In her article on ‘Visuals for Poetry’, Munazza Mahmud provides useful strategies to understand the message of a poem. Poetry generally raises our affective filter because not everyone can relate to the magic of the language. Pictures can help both teachers and students to look forward to a poetry lesson. A well planned and successfully executed lesson can facilitate long term learning.
Saulat Majid is ‘Making Reading Easy for Beginners’ by sharing innovative strategies that she has devised and uses in her Kindergarten class in the U.S. The writer highlights techniques that can be used by teachers as well as mothers to facilitate the process whereby the child starts by identifying sounds with the letters of the alphabet, learns to read words and eventually becomes an avid reader.
Salma Mahmud encourages teachers to take up conscious steps in making learners aware of ‘Peace’ as an important social issue not only in a diverse classroom but more importantly, in a multi-cultural world at large. The writer employs a newspaper article, a low cost and handy aid, to develop critical thinking in learners who live in a trouble stricken world. The activities are easy to adapt and should spark an interest in even those learners who are not enthusiastic readers.

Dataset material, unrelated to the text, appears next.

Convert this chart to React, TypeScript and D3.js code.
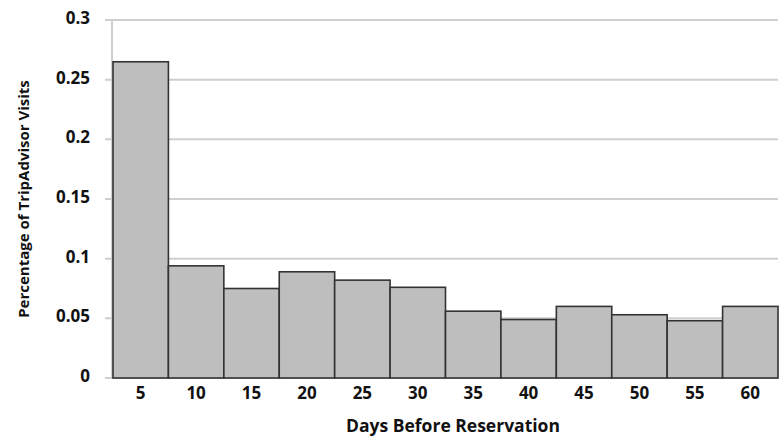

In the Teacher-talk section Adeeba Ahmad gives a detailed account of her ‘Invaluable Experience’ in her first four weeks as a student of the In-service Certificate Course for English Language Teachers (ICELT). This is a one-year Cambridge University, U.K. course that is conducted every year by SPELT at its premises. The article highlights the effective input given by highly trained instructors who, through their personal care and guidance act as mentors showing the way to the latest techniques and strategies in English language teaching.

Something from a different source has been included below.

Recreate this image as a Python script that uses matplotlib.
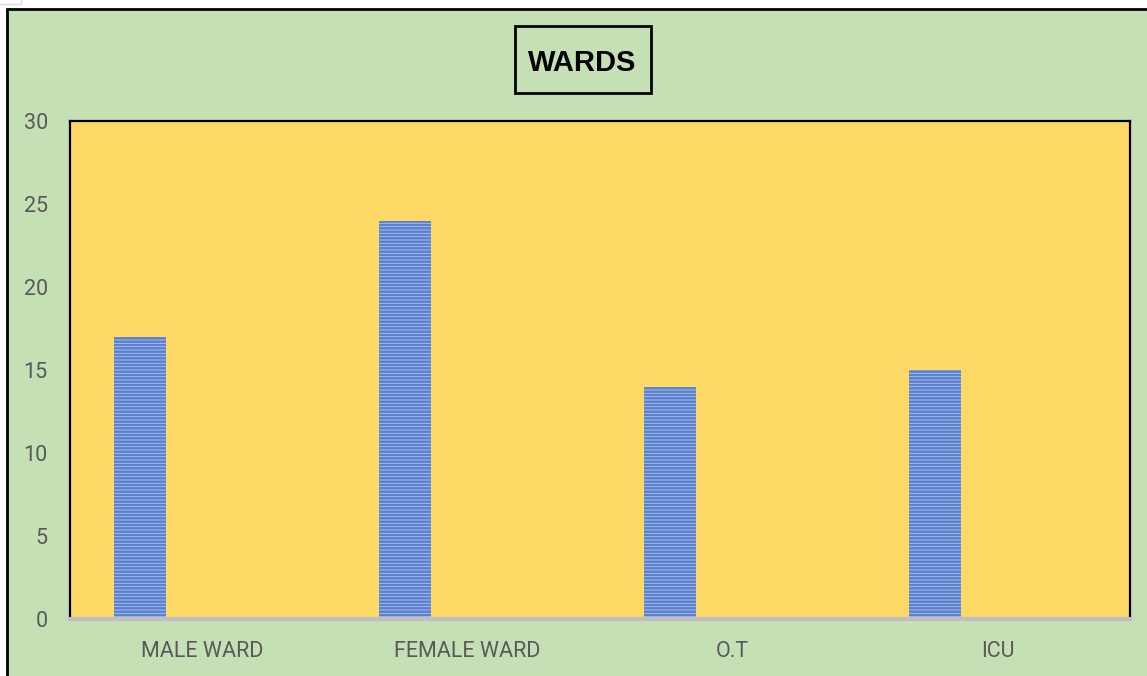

‘Why?’ is a frantic, desperate call from Aamnah Allahwala who is at a loss to understand why the youth of today have to watch and experience days of terror, fear and unrest? She bewails the fact that due to the inability of the elders of the country to find a solution to problems besetting the country and especially the city of Karachi, the youth feel that they are trapped in a situation where they cannot rise to the heights they aspire to.